К этому моменту лодка уже лежала без хода в дрейфе. По отсекам полз едкий, вонючий дым. Некоторых моряков из пятого отсека вынесли на руках: они были без сознания. Погружаться «катюша» не могла. Поэтому артиллерийские расчеты заняли места у орудий, торпедные аппараты были изготовлены к бою — в случае появления противника Лунин решил драться до последнего. На самый крайний случай он приказал заложить подрывные патроны под одну из запасных торпед и приготовил три радиограммы: «Возник пожар, потерял ход», «Веду артиллерийский бой», «Погибаю, но не сдаюсь».

Пламя продолжало еще некоторое время бушевать в загерметизированном отсеке. Температура там доходила до 160 градусов. «Только б не взорвался расходный бак с соляром», — тревожно думал командир.

[229]

Наконец пожар начал стихать, потом он и совсем прекратился. Тогда отдраили переборочные двери и начали вентилирование отсека. Последствия пожара оказались тяжелыми: начисто сгорела подстанция и часть кабелей, идущих в кормовые отсеки, вышли из строя все вспомогательные механизмы главных дизелей, освещение правого борта, вся сигнализация кормовых отсеков, получили повреждения многие другие устройства и системы. Экипаж сразу же принялся за работу. О том, чтобы вернуться в базу, не было и речи.

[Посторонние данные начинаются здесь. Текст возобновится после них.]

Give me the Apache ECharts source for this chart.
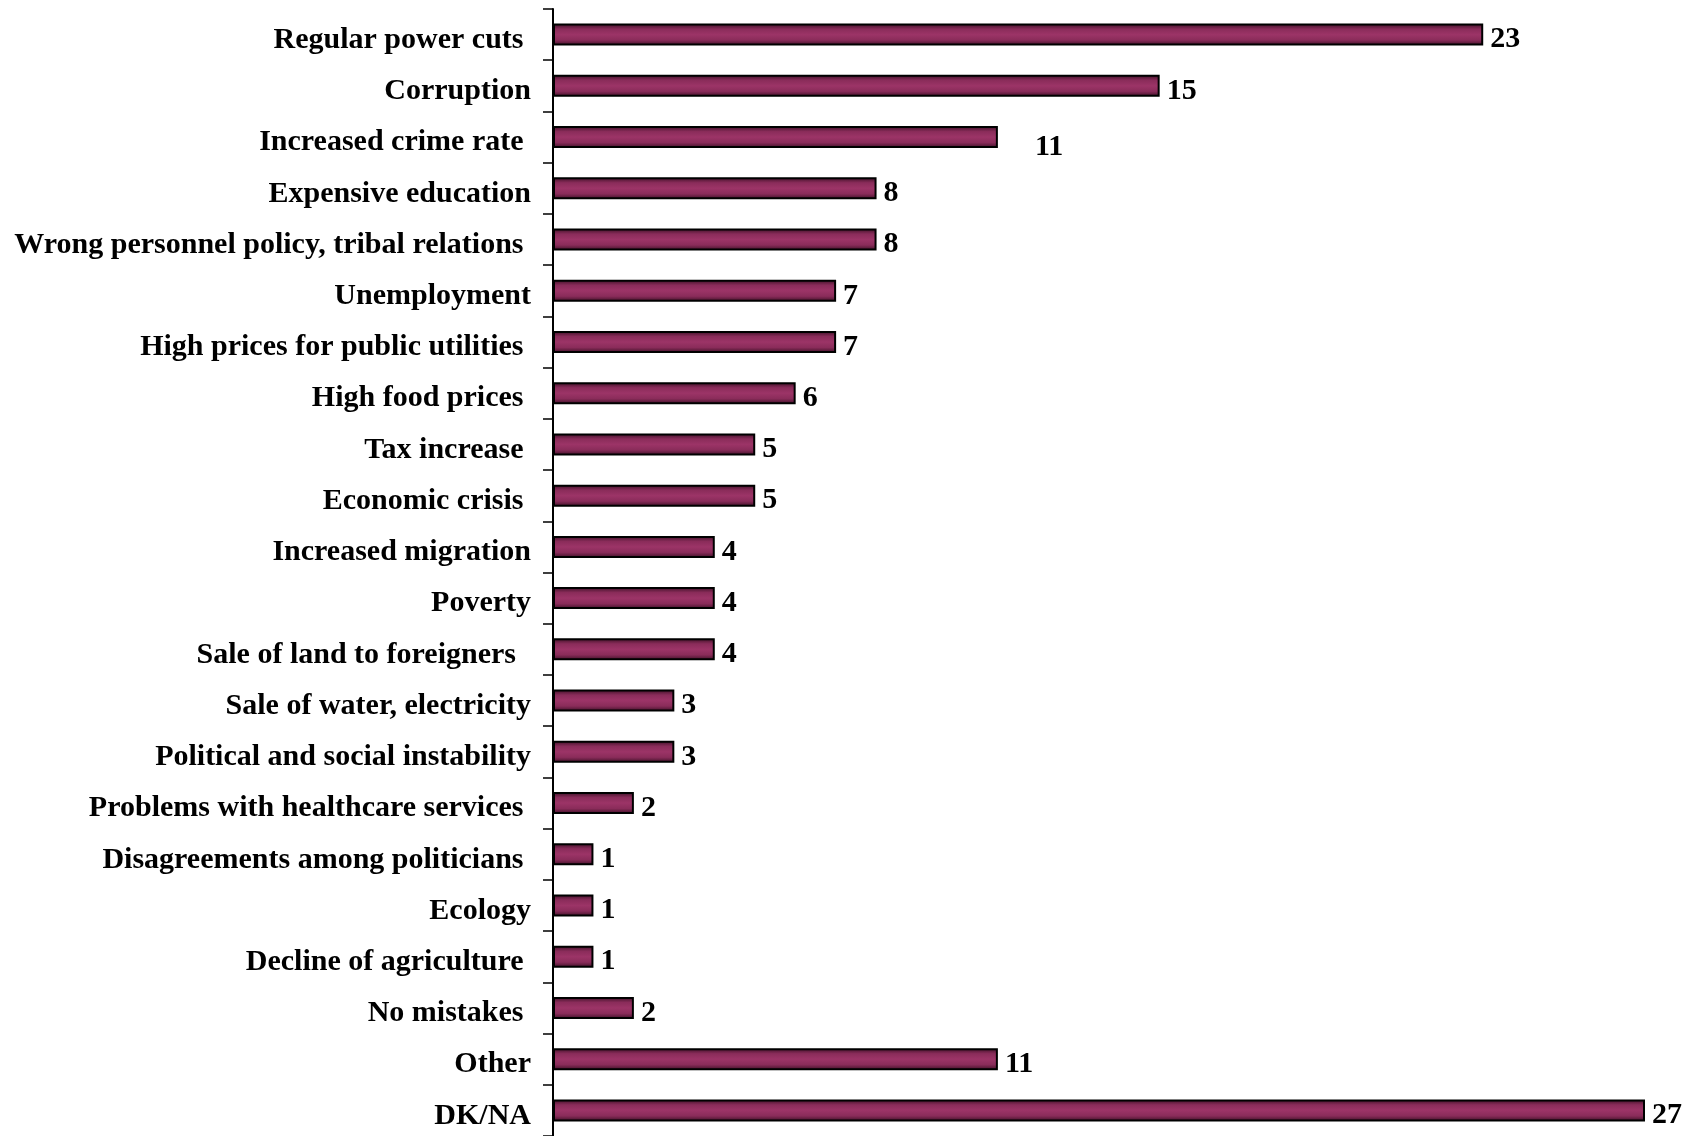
<!DOCTYPE html>
<html>
<head>
<meta charset="utf-8">
<script src="https://cdn.jsdelivr.net/npm/echarts@6/dist/echarts.min.js"></script>
<style>
html,body{margin:0;padding:0;background:#fff;}
#main{width:1697px;height:1136px;}
</style>
</head>
<body>
<div id="main"></div>
<script>
const categories = [
  "Regular power cuts ",
  "Corruption",
  "Increased crime rate ",
  "Expensive education",
  "Wrong personnel policy, tribal relations ",
  "Unemployment",
  "High prices for public utilities ",
  "High food prices ",
  "Tax increase ",
  "Economic crisis ",
  "Increased migration",
  "Poverty",
  "Sale of land to foreigners  ",
  "Sale of water, electricity",
  "Political and social instability",
  "Problems with healthcare services ",
  "Disagreements among politicians ",
  "Ecology",
  "Decline of agriculture ",
  "No mistakes ",
  "Other",
  "DK/NA"
];
const values = [23, 15, 11, 8, 8, 7, 7, 6, 5, 5, 4, 4, 4, 3, 3, 2, 1, 1, 1, 2, 11, 27];

const chart = echarts.init(document.getElementById('main'), null, {renderer: 'canvas'});
const fill = new echarts.graphic.LinearGradient(0, 0, 0, 1, [
  {offset: 0, color: '#3a0f24'},
  {offset: 0.25, color: '#8a2c5a'},
  {offset: 0.5, color: '#9c3467'},
  {offset: 0.75, color: '#8a2c5a'},
  {offset: 1, color: '#3a0f24'}
]);
const data = values.map((v, i) => {
  const d = {value: v};
  if (i === 2) d.label = {offset: [30, 10]};
  return d;
});
chart.setOption({
  animation: false,
  backgroundColor: '#ffffff',
  grid: {left: 553, right: 52, top: 9, height: 1128, containLabel: false},
  xAxis: {
    type: 'value', min: 0, max: 27,
    show: false
  },
  yAxis: {
    type: 'category',
    data: categories,
    inverse: true,
    axisLine: {show: true, lineStyle: {color: '#000', width: 2}},
    axisTick: {show: true, length: 10, lineStyle: {color: '#000', width: 1.5}},
    axisLabel: {
      margin: 22,
      formatter: function (v) { return '{a|' + v + '}'; },
      rich: {
        a: {
          color: '#000',
          fontFamily: 'Liberation Serif',
          fontWeight: 'bold',
          fontSize: 30,
          padding: [11, 0, 0, 0]
        }
      }
    }
  },
  series: [{
    type: 'bar',
    data: data,
    barWidth: 22,
    itemStyle: {color: fill, borderColor: '#000', borderWidth: 2},
    label: {
      show: true,
      position: 'right',
      distance: 7,
      offset: [0, 5],
      color: '#000',
      fontFamily: 'Liberation Serif',
      fontWeight: 'bold',
      fontSize: 30
    }
  }]
});
</script>
</body>
</html>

Около восемнадцати часов трудились моряки, восстанавливая вышедшие из строя вспомогательные механизмы, подводя к ним новые кабели. И когда стало возможным дать ход главными дизелями, лодка двинулась на выполнение боевого задания. Форсировав на большой глубине минное поле, она 18 февраля сама поставила мины в районе острова Арнёй. Вскоре после этого на неприятельский берег была высажена группа разведчиков. Эта операция всегда расценивалась как одна из наиболее трудных: ее осуществление требовало скрытности, быстроты, смелости и ловкости. Ведь лодке приходилось всплывать вблизи незнакомого участка побережья, а сразу погрузиться в случае опасности она не всегда имела возможность: нельзя же было, например, внезапно прерывать процесс высадки. Любая неосторожность командира могла стоить разведчикам жизни.